Oil prices hit fresh records today after a fire at a big US refinery underlined the vulnerability of supplies at a time when global demand is accelerating at the fastest pace in more than 20 years.
US light crude struck $44.73 a barrel, 32 cents up from Tuesday's settlement and the highest in the 21-year history of crude futures on the New York Mercantile Exchange.
London's Brent crude tipped $41.35 a barrel, a record for the contract since it started trading in 1988 on the International Petroleum Exchange.
The latest in a string of rallies this week came after a fire shut a gasoline-producing unit at BP Plc's 470,000 barrel-per-day (bpd) refinery in Texas, the third-biggest plant in the United States. The flash fire was quickly extinguished.
Prices bounded higher yesterday after the Russian government barred oil major Yukos from access to its bank accounts, threatening its ability to continue exports.
Yukos, which pumps 1.7 million bpd, or 2 per cent of world supplies, is battling bankruptcy from a multi-billion dollar tax debt, threatening its ability to continue exports.

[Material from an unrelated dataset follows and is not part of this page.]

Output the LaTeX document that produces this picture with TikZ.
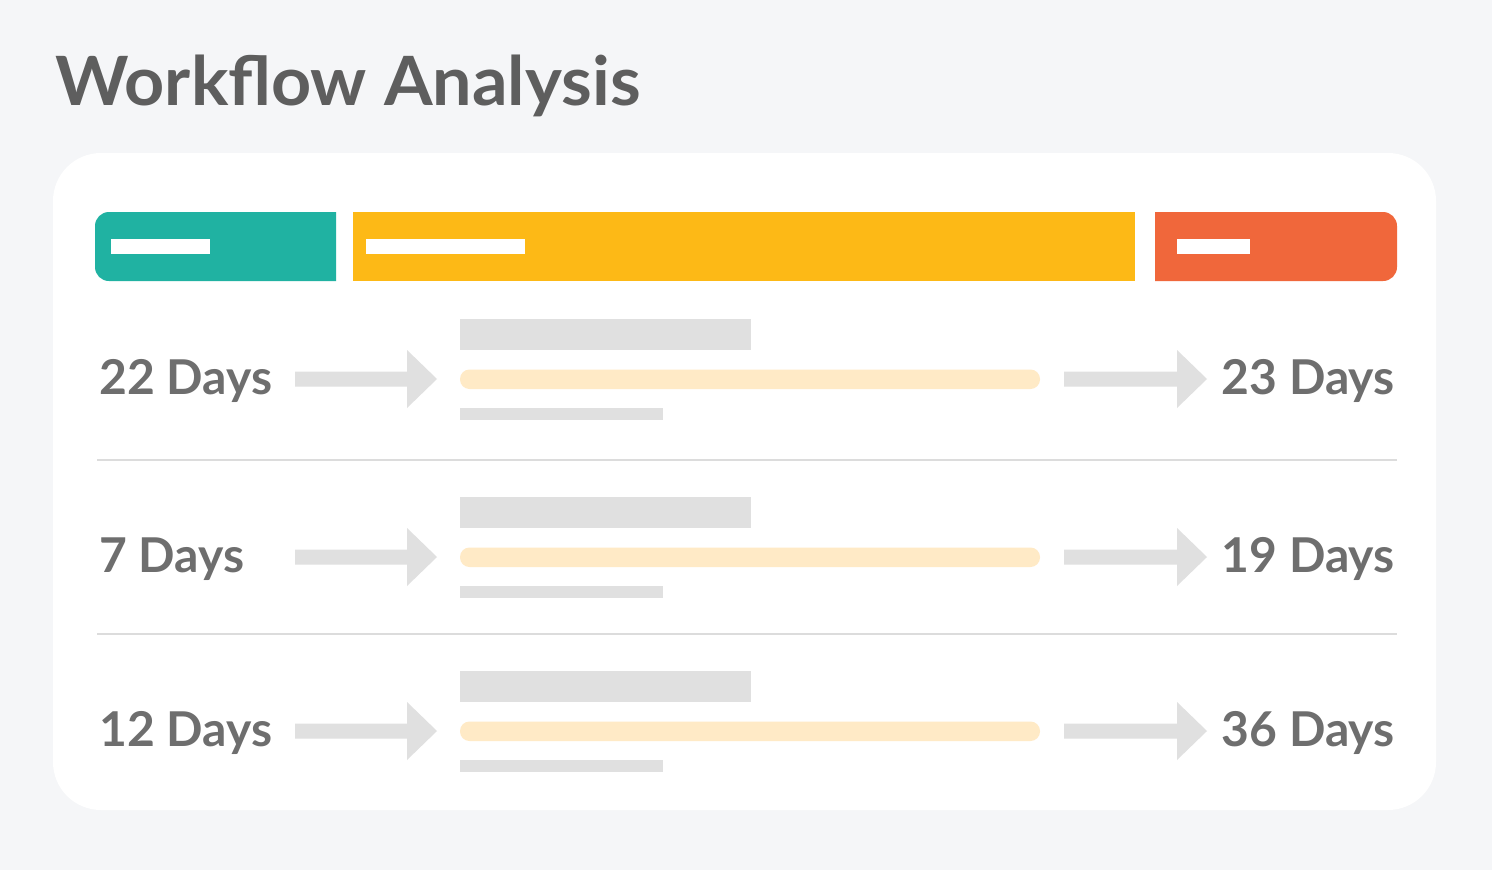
\documentclass[tikz,border=0pt]{standalone}
\usepackage{fontspec}
\setmainfont{Lato}
\newfontfamily\titlefont{Lato}[FakeStretch=1.03]
\definecolor{bgc}{HTML}{F5F6F8}
\definecolor{teal}{HTML}{20B2A2}
\definecolor{yel}{HTML}{FDB916}
\definecolor{ora}{HTML}{F0673B}
\definecolor{lyel}{HTML}{FFEAC6}
\definecolor{lgray}{HTML}{E0E0E0}
\definecolor{sep}{HTML}{DCDCDC}
\definecolor{titlec}{HTML}{5E5E5E}
\definecolor{txtc}{HTML}{6E6E6E}
\tikzset{
  daytext/.style={font=\fontsize{48}{52}\selectfont\bfseries, text=txtc, inner sep=0pt},
  graybar/.style={fill=lgray, draw=none},
  arrowshape/.style={fill=lgray, draw=none},
}
\begin{document}
\begin{tikzpicture}[x=1pt,y=-1pt]
\fill[bgc] (0,0) rectangle (1492,870);
\useasboundingbox (0,0) rectangle (1492,870);
\node[anchor=base west, inner sep=0pt, text=titlec, font=\titlefont\fontsize{68}{72}\selectfont\bfseries] (title) at (55,105) {Workflow Analysis};
% card
\fill[white, rounded corners=48pt] (53,153) rectangle (1436,810);
% header
\fill[teal] (336,212) [rounded corners=14pt] -- (95,212) -- (95,281) [sharp corners] -- (336,281) -- cycle;
\fill[white] (111,239) rectangle (210,254);
\fill[yel] (353,212) rectangle (1135,281);
\fill[white] (366,239) rectangle (525,254);
\fill[ora] (1155,212) [rounded corners=14pt] -- (1397,212) -- (1397,281) [sharp corners] -- (1155,281) -- cycle;
\fill[white] (1177,239) rectangle (1250,254);
% separators
\draw[sep, line width=2.5pt] (97,460) -- (1397,460);
\draw[sep, line width=2.5pt] (97,634) -- (1397,634);
% rows
\foreach \cy/\l/\r/\n in {379/22 Days/23 Days/a, 557/7 Days/19 Days/b, 731/12 Days/36 Days/c}{
  \node[daytext, anchor=base west] (left\n) at (99,\cy+15) {\l};
  \node[daytext, anchor=base east] (right\n) at (1395,\cy+15) {\r};
  \fill[arrowshape] (295,\cy-7.5) -- (407,\cy-7.5) -- (407,\cy-29) -- (437,\cy) -- (407,\cy+29) -- (407,\cy+7.5) -- (295,\cy+7.5) -- cycle;
  \fill[arrowshape] (1064,\cy-7.5) -- (1177,\cy-7.5) -- (1177,\cy-29) -- (1207,\cy) -- (1177,\cy+29) -- (1177,\cy+7.5) -- (1064,\cy+7.5) -- cycle;
  \fill[graybar] (460,\cy-60) rectangle (751,\cy-29);
  \fill[lyel, rounded corners=9.5pt] (460,\cy-9.5) rectangle (1040,\cy+10);
  \fill[graybar] (460,\cy+29) rectangle (663,\cy+41);
}
\end{tikzpicture}
\end{document}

Oil has rallied more than 30 per cent this year on worries that soaring demand, especially in the United States and China, has tightly stretched supplies, leaving little leeway for any disruption in the supply chain.
Fears of inadequate supply have been deepened by security concerns in Saudi Arabia and Iraq as well as uncertainty in Venezuela and Nigeria - all OPEC members.